According to the presumption above, there is no cybersecurity threat or “reasonably foreseeable misuse” involving cybermalicious action in the scram+restart procedures of our reactor. There is thus no action required by IEC 61508 further than to secure the safety functions SF1,…., SF4 to SIL 1.
Concerning “reasonably foreseeable misuse”, it is certainly possible that a malfeasant with access could cause or execute an unplanned shutdown and restart. However, we could expect the usual sociophysical security mechanisms to hinder such actions after a couple of iterations – such a person would be straighforwardly identified and denied access. However, a wise bird might anticipate that, at some time in the next 100 years, some of the subsystems involved in scram+restart might be replaced by subsystems which are cybervulnerable in some way. In the current state of cyberforensics, it is often difficult either to identify perpetrators or to hinder repeated attacks. We might suppose that an unplanned scram could be initiated through a cyberattack. After such an attack, the reactor could be left shut down, until the time came for scram+restart training, before which it would be restarted, so that the trainees could scram and then restart it. Such a scenario would lead to more than ten and at most twenty restarts a year. The acceptable risk is one failure every one hundred years, but categorising the safety functions involved as SIL 1 only assures us, under this scenario of up to twenty possible restarts a year, one failure every fifty years. However, we can regain the acceptable risk level if we were to assure the safety functions to a higher SIL. SIL 2 would obviously suffice.
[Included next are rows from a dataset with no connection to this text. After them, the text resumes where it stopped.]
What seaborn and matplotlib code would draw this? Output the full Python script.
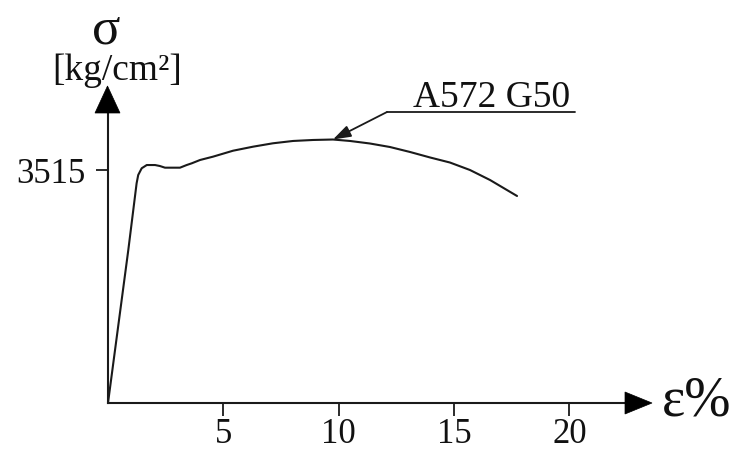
import matplotlib
matplotlib.use("Agg")
import matplotlib.pyplot as plt
from matplotlib.patches import Polygon
import seaborn as sns
import pandas as pd

# ---- data ----
strain = [0.0, 0.88, 1.24, 1.31, 1.46, 1.68, 2.04, 2.25, 2.47, 3.12, 3.41, 3.63,
          3.99, 4.55, 5.42, 6.29, 7.15, 8.02, 8.89, 9.75, 10.49, 11.35, 12.22,
          13.09, 13.96, 14.82, 15.69, 16.56, 17.73]
stress = [0, 2308, 3314, 3440, 3541, 3590, 3590, 3575, 3550, 3550, 3590, 3616,
          3666, 3716, 3806, 3867, 3918, 3953, 3968, 3975, 3953, 3915, 3862,
          3787, 3704, 3628, 3515, 3364, 3123]
x_ticks = [5, 10, 15, 20]
y_ticks = [3515]
series_label = "A572 G50"
peak_point = (9.75, 3975)

df = pd.DataFrame({"strain": strain, "stress": stress})

sns.set_theme(style="white")
plt.rcParams["font.family"] = ["Liberation Serif", "DejaVu Serif"]

W, H = 736, 450
fig = plt.figure(figsize=(W / 100, H / 100), dpi=100)


def fp(x, y):
    """pixel (from top-left) -> figure fraction"""
    return (x / W, 1 - y / H)


ax = fig.add_axes([108 / W, (H - 403) / H, (625 - 108) / W, (403 - 113) / H])
sns.lineplot(data=df, x="strain", y="stress", ax=ax, color="#1a1a1a",
             linewidth=1.5, sort=False, estimator=None)

ax.set_xlim(0, (625 - 108) / 23.07)
ax.set_ylim(0, (403 - 113) * 15.086)
ax.set_xticks(x_ticks)
ax.set_xticklabels([str(t) for t in x_ticks])
ax.set_yticks(y_ticks)
ax.set_yticklabels([str(t) for t in y_ticks])
ax.set_xlabel("")
ax.set_ylabel("")
for s in ["top", "right"]:
    ax.spines[s].set_visible(False)
for s in ["left", "bottom"]:
    ax.spines[s].set_color("#1a1a1a")
    ax.spines[s].set_linewidth(1.5)
ax.tick_params(axis="both", direction="out", length=9, width=1.3,
               color="#1a1a1a", labelsize=25, labelcolor="#111111")
ax.tick_params(axis="x", pad=2, bottom=True)
ax.tick_params(axis="y", pad=7, left=True)
ax.patch.set_alpha(0)

# arrow heads on the axes
fig.patches.append(Polygon([fp(107.5, 86), fp(95, 113), fp(120, 113)], closed=True,
                           transform=fig.transFigure, facecolor="black",
                           edgecolor="black", lw=0.5))
fig.patches.append(Polygon([fp(652, 403), fp(625, 392), fp(625, 414)], closed=True,
                           transform=fig.transFigure, facecolor="black",
                           edgecolor="black", lw=0.5))

# axis titles
fig.text(*fp(106, 43), "σ", fontsize=38, ha="center", va="baseline", color="#111111")
fig.text(*fp(117.5, 80), "[kg/cm²]", fontsize=27, ha="center", va="baseline",
         color="#111111")
fig.text(*fp(662, 415), "ε%", fontsize=40, ha="left", va="baseline", color="#111111")

# series label with leader line
fig.text(*fp(413, 107), series_label, fontsize=27, ha="left", va="baseline",
         color="#111111")
fig.add_artist(plt.Line2D([387 / W, 575 / W], [1 - 112 / H, 1 - 112 / H],
                          transform=fig.transFigure, color="#1a1a1a", lw=1.3))
ax.annotate("", xy=peak_point, xycoords="data",
            xytext=fp(387, 112), textcoords="figure fraction",
            arrowprops=dict(arrowstyle="-|>,head_length=0.9,head_width=0.3",
                            color="#1a1a1a", lw=1.3, shrinkA=0, shrinkB=0))

fig.savefig("out.png", dpi=100)
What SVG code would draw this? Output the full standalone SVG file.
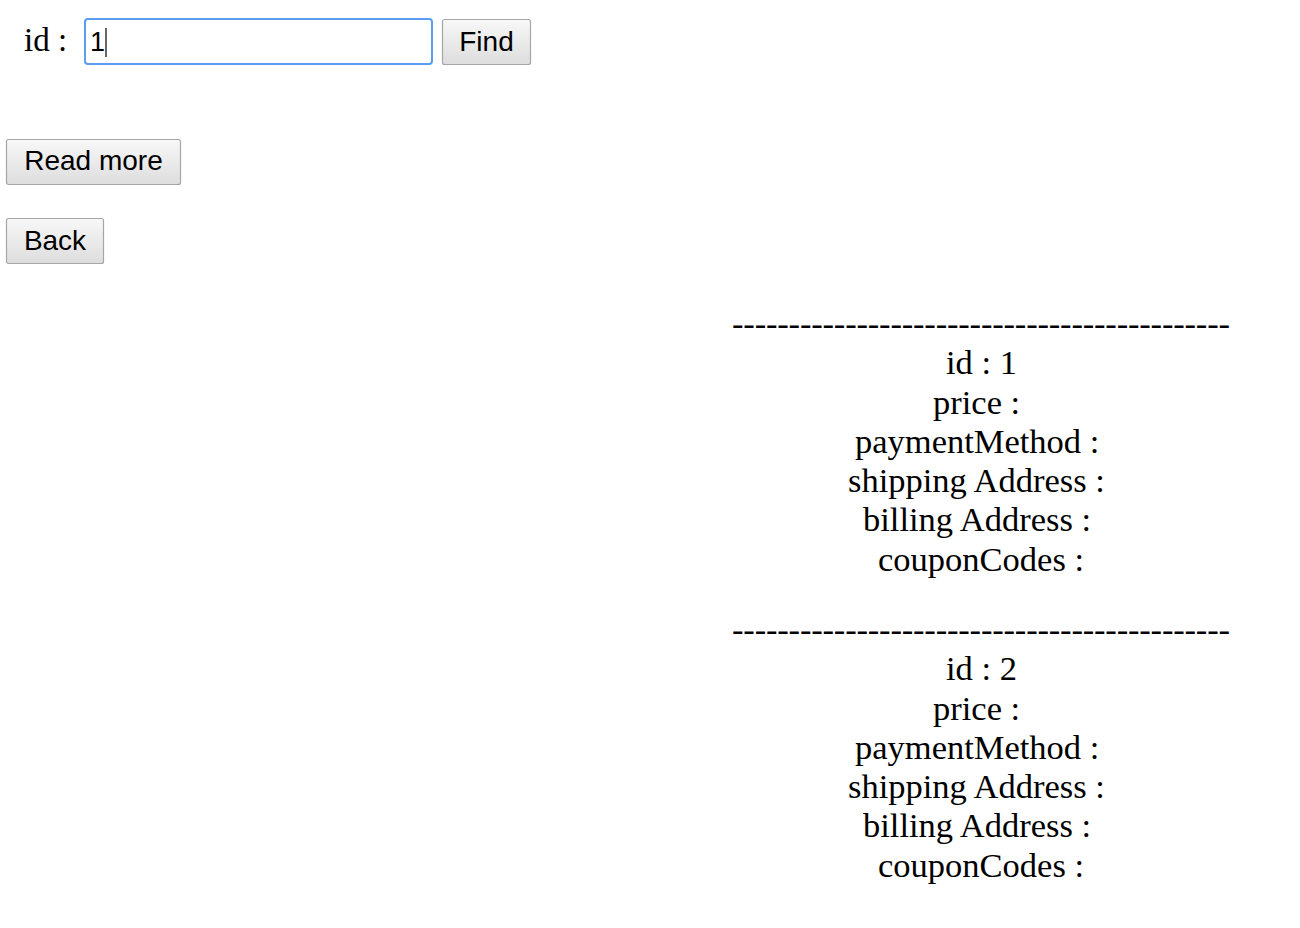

We have derived a more stringent safety requirement for SF1,…. SF4. This more stringent requirement came from operational considerations, and not from any contravention of the operating characteristics of the plant. A scram is a normal operation of the plant. We assume merely that it could be somehow possible for an unplanned scram to be initiated through unauthorised non-physical access in some way in the future, even though it is not possible now. If it is not possible now, this scenario surely cannot count as “reasonably foreseeable misuse” of any sort.
It follows that safety requirements have been tightened through consideration of security, specifically cybersecurity, in a manner neither anticipated nor covered in either IEC 61508 nor in IEC 62443. Safety and security of IACS are intertwined.